La nueva CDMX
Amuchos la pandemia nos hizo pensar que el único lugar seguro era nuestra casa, otros hicieron maletas y se escaparon a conocer el mundo con todo y sus ocho horas de trabajo a cuestas; hoy vemos a algunos en la capital de México tecleando sus computadoras y cerrando negocios cuyas ganancias serán depositadas en algún banco foráneo. En mi caso, antes de adquirir ese miedo caminaba por las calles de la CDMX y los únicos extranjeros visibles eran los que me seguían como mascotas leales a su dueño porque el grupo de periodistas que guiaba quería conocer la oferta de aquella metrópoli. Mi trabajo era conseguir que sus textos en The New York Times o en El País fueran tan buenos como para atraer al turismo internacional. Es decir, tenía que compartir lo mejor de este lugar: Evitar que vieran las transacciones, que se llevaban a solo unos metros de nuestro andar, para obtener sexo pagado o que escucharan a las manifestantes del zócalo. Ello permanece, pero a estas escenas se han agregado otros espectáculos cuyos protagonistas comparten algunas de las nacionalidades de mis compañeros de antaño. Si me visitaran de nuevo, sus artículos serían distintos porque así luce la nueva Ciudad de México.

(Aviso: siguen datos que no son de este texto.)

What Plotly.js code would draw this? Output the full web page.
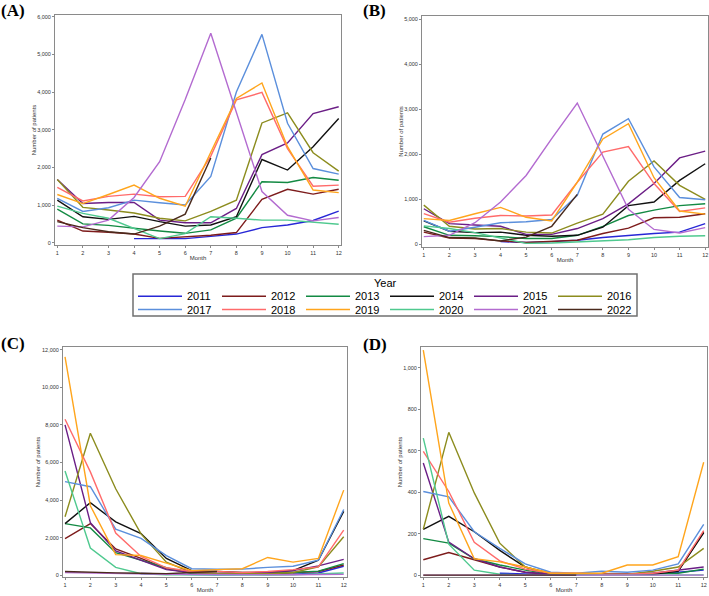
<!DOCTYPE html>
<html>
<head>
<meta charset="utf-8">
<script src="https://cdn.plot.ly/plotly-3.0.1.min.js"></script>
<style>
  body { margin: 0; background: #fff; }
  #chart { width: 709px; height: 596px; }
</style>
</head>
<body>
<div id="chart"></div>
<script>
const months = [1, 2, 3, 4, 5, 6, 7, 8, 9, 10, 11, 12];
const years = ['2011', '2012', '2013', '2014', '2015', '2016', '2017', '2018', '2019', '2020', '2021', '2022'];
const colors = ['#2727d6', '#7d1c1c', '#138a43', '#111111', '#6b1e86', '#8c8c1e',
                '#5b8fdc', '#ff6b6b', '#ffa51c', '#4fc98f', '#b36bd0', '#4a2a1c'];

// Panel (A), one row per year, Jan..Dec
const patientsA = [
    [null, null, null, 110, 100, 110, 170, 230, 400, 470, 590, 840],
    [600, 310, 280, 230, 115, 150, 200, 270, 1150, 1420, 1290, 1420],
    [890, 500, 460, 380, 310, 250, 340, 650, 1620, 1600, 1730, 1660],
    [1130, 690, 620, 700, 560, 440, 470, 690, 2210, 1930, 2550, 3300],
    [1680, 1040, 1070, 1070, 600, 530, 530, 910, 2340, 2650, 3430, 3610],
    [1680, 940, 870, 790, 650, 580, 830, 1130, 3180, 3450, 2390, 1900],
    [1180, 830, 930, 1130, 1060, 1000, 1760, 4000, 5530, 3170, 1970, 1820],
    [1470, 1110, 1230, 1290, 1220, 1230, 2300, 3790, 3990, 2500, 1500, 1530],
    [1280, 1040, 1280, 1530, 1180, 970, 2400, 3830, 4240, 2550, 1400, 1330],
    [970, 780, 650, 380, 110, 240, 690, 650, 600, 600, 540, 490],
    [440, 420, 600, 1200, 2150, 3800, 5560, 3480, 1360, 730, 580, 670],
    [560, 400, 290, 230, 440, 760, 2250, null, null, null, null, null]
];

// Panel (B)
const patientsB = [
    [null, null, null, 60, 40, 60, 90, 150, 200, 240, 270, 460],
    [270, 140, 130, 75, 40, 60, 90, 240, 360, 590, 600, 680],
    [390, 200, 190, 170, 130, 130, 200, 400, 640, 760, 860, 900],
    [520, 290, 260, 270, 200, 180, 200, 380, 860, 940, 1420, 1790],
    [790, 460, 430, 400, 220, 220, 350, 570, 900, 1350, 1920, 2070],
    [870, 400, 340, 350, 270, 250, 470, 670, 1400, 1850, 1310, 1000],
    [530, 290, 380, 480, 500, 550, 1090, 2450, 2790, 1720, 1040, 990],
    [680, 490, 580, 640, 630, 650, 1380, 2050, 2170, 1350, 730, 810],
    [570, 530, 680, 820, 600, 520, 1380, 2340, 2680, 1480, 740, 670],
    [410, 350, 260, 140, 20, 30, 50, 70, 100, 150, 180, 190],
    [170, 200, 480, 940, 1530, 2350, 3140, 1950, 780, 330, 250, 370],
    [310, 150, 140, 75, 160, 400, 1110, null, null, null, null, null]
];

// Panel (C)
const patientsC = [
    [null, null, null, 100, 60, 40, 30, 30, 40, 60, 120, 480],
    [1950, 2750, 1400, 900, 350, 120, 80, 60, 80, 150, 200, 550],
    [2750, 2520, 1200, 800, 400, 100, 50, 50, 80, 150, 220, 620],
    [2750, 3860, 2840, 2220, 900, 250, 200, 150, 150, 250, 800, 3400],
    [8000, 2800, 1300, 800, 300, 150, 100, 100, 150, 250, 500, 850],
    [3110, 7550, 4600, 2200, 700, 150, 100, 80, 80, 150, 450, 2050],
    [4980, 4710, 2450, 1960, 1050, 350, 320, 330, 420, 480, 800, 3500],
    [8300, 5500, 2250, 1000, 400, 200, 200, 150, 200, 300, 450, 2400],
    [11610, 3700, 1100, 1050, 650, 250, 300, 350, 950, 700, 900, 4530],
    [5550, 1450, 420, 80, 30, 20, 20, 20, 20, 30, 60, 120],
    [150, 120, 110, 80, 60, 50, 40, 40, 30, 30, 40, 50],
    [200, 150, 130, 110, 90, 150, 200, null, null, null, null, null]
];

// Panel (D)
const patientsD = [
    [null, null, null, 10, 5, 3, 3, 5, 5, 8, 15, 25],
    [75, 110, 75, 40, 15, 5, 5, 5, 5, 5, 20, 210],
    [177, 155, 80, 50, 25, 5, 5, 5, 5, 10, 10, 30],
    [222, 284, 210, 120, 40, 5, 5, 5, 5, 5, 20, 205],
    [541, 160, 80, 40, 15, 5, 5, 5, 5, 10, 25, 40],
    [222, 689, 397, 155, 40, 10, 5, 5, 5, 20, 40, 130],
    [404, 378, 210, 130, 55, 15, 10, 20, 15, 25, 55, 245],
    [597, 404, 159, 70, 30, 10, 10, 5, 5, 10, 25, 215],
    [1085, 348, 80, 65, 40, 10, 10, 10, 50, 50, 90, 545],
    [661, 150, 25, 5, 2, 1, 1, 1, 1, 1, 1, 2],
    [1, 1, 1, 1, 1, 1, 1, 1, 1, 1, 1, 1],
    [1, 1, 1, 1, 1, 1, 1, null, null, null, null, null]
];

const W = 709, H = 596;
const px = x => x / W;
const py = y => 1 - y / H;

const panels = [
    {data: patientsA, label: '(A)', lx: 13, ly: 10, box: [55, 341, 15, 245], xr: [0.91, 12.09], yr: [-60, 6045], dtick: 1000},
    {data: patientsB, label: '(B)', lx: 375, ly: 10, box: [422, 708, 16, 247], xr: [0.93, 12.11], yr: [-60, 5073], dtick: 1000},
    {data: patientsC, label: '(C)', lx: 13, ly: 343, box: [63, 347, 347, 577], xr: [0.92, 12.13], yr: [-90, 12140], dtick: 2000},
    {data: patientsD, label: '(D)', lx: 375, ly: 344, box: [421, 707, 347, 577], xr: [0.91, 12.13], yr: [-8, 1100], dtick: 200}
];

const smallFont = {family: 'Liberation Sans, Arial, sans-serif', size: 5.5, color: '#333'};
const axisBase = {
    showline: true, mirror: true, linecolor: '#8a8a8a', linewidth: 1,
    ticks: 'outside', ticklen: 2, tickcolor: '#8a8a8a', tickwidth: 1,
    showgrid: false, zeroline: false, tickfont: smallFont, fixedrange: true
};

const traces = [];
const layout = {
    width: W, height: H,
    margin: {l: 0, r: 0, t: 0, b: 0},
    paper_bgcolor: '#fff', plot_bgcolor: '#fff',
    font: {family: 'Liberation Sans, Arial, sans-serif', color: '#000'},
    showlegend: true,
    shapes: [],
    annotations: []
};

panels.forEach((p, k) => {
    const n = k === 0 ? '' : String(k + 1);
    layout['xaxis' + n] = Object.assign({}, axisBase, {
        domain: [px(p.box[0]), px(p.box[1])],
        anchor: 'y' + n, range: p.xr, tick0: 1, dtick: 1,
        title: {text: 'Month', font: Object.assign({}, smallFont, {size: 6}), standoff: 1}
    });
    layout['yaxis' + n] = Object.assign({}, axisBase, {
        domain: [py(p.box[3]), py(p.box[2])],
        anchor: 'x' + n, range: p.yr, tick0: 0, dtick: p.dtick, tickformat: ',d',
        title: {text: 'Number of patients', font: Object.assign({}, smallFont, {size: 6}), standoff: 0}
    });
    p.data.forEach((vals, i) => {
        traces.push({
            x: months, y: vals, name: years[i],
            xaxis: 'x' + n, yaxis: 'y' + n,
            type: 'scatter', mode: 'lines', connectgaps: false,
            line: {color: colors[i], width: 1.4},
            showlegend: k === 0,
            legend: i < 6 ? 'legend' : 'legend2',
            hoverinfo: 'skip'
        });
    });
    layout.annotations.push({
        text: '<b>' + p.label + '</b>', xref: 'paper', yref: 'paper',
        x: px(p.lx), y: py(p.ly), xanchor: 'center', yanchor: 'middle', showarrow: false,
        font: {family: 'Liberation Serif, Times New Roman, serif', size: 17, color: '#000'}
    });
});

const legendBase = {
    orientation: 'h', xanchor: 'left', yanchor: 'top', x: px(133),
    font: {family: 'Liberation Sans, Arial, sans-serif', size: 11, color: '#000'},
    bgcolor: 'rgba(0,0,0,0)', borderwidth: 0,
    entrywidth: 25, entrywidthmode: 'pixels', itemwidth: 44, traceorder: 'normal'
};
layout.legend = Object.assign({}, legendBase, {y: py(281.7)});
layout.legend2 = Object.assign({}, legendBase, {y: py(295)});

layout.shapes.push({
    type: 'rect', xref: 'paper', yref: 'paper',
    x0: px(133), x1: px(637), y0: py(316), y1: py(274),
    line: {color: '#707070', width: 1.5}
});
layout.annotations.push({
    text: 'Year', xref: 'paper', yref: 'paper', x: px(385), y: py(283),
    xanchor: 'center', yanchor: 'middle', showarrow: false,
    font: {family: 'Liberation Sans, Arial, sans-serif', size: 11, color: '#000'}
});

Plotly.newPlot('chart', traces, layout, {displayModeBar: false, staticPlot: true});
</script>
</body>
</html>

¿Cómo describir a lo que me refiero?, es una mezcla de la belleza que dejaron las casas porfirianas en las otroras elegantes colonias como la Roma y la Condesa y sus nuevos transeúntes multirraciales que caminan ataviados con pantalones cortos y tenis a lado de señoras locales, de la tercera edad, con zapatos a juego con sus bolsas. A esta población flotante y numerosa es fácil identificarla porque uno sabe si los peatones son connacionales o se trata de seres descubriendo un pedazo de mundo. Lo que sorprende es que en una acera de estas zonas de la ciudad los mexicanos podemos ser minoría. Pero para la fortuna de propios y extraños, ahí, en medio de la estampa de la globalidad, siguen estando el abarrote, la recaudería y la vulcanizadora donde se hacen talachas. Ellos no saben si este último servicio logra extirpar de una llanta una tachuela o si se trata de un embrujo latino para ahorrar gasolina. Y mientras lo averiguan, nosotros vemos como su presencia aumenta. Lo constaté un viernes de quincena mientras entregaba mi libro Tiempo en piedra a los medios de comunicación que me están entrevistando. Entre las oficinas del Universal y los estudios de Radio Acir reconocí a la capital: Nunca imaginé encontrarme comensales extranjeros en la colonia Narvarte. Dando vueltas al volante imaginé posibles respuestas y me hice muchas preguntas. Tal vez les guste su cercanía al Centro Histórico o sus calles anchas y arboladas. ¿O será porque la vivienda es más barata que en la San Rafael, la Cuauhtémoc o la Juárez? ¿Se sentirán atraídos porque los letreros de algunos comercios siguen siendo cajas de luz fabricadas en los años cincuenta? ¿O se pensarán en casa por qué ahora los salones de belleza se llaman Barbery & Beauty y en las panaderías se vende pan de masa madre? No lo sé y tampoco sé si a sus habitantes locales les gustaría que su barrio siguiera siendo como la colonia Del Valle donde los comercios siguen ofreciendo productos y servicios para el vecino local. Reitero lo desconozco, pero algunas manifestaciones de los que sufren la famosa gentrificación (los especialistas señalan que es un fenómeno de reconquista de las áreas centrales y consolidadas de las ciudades por el poder económico) me hacen, de nuevo, imaginar posibles respuestas.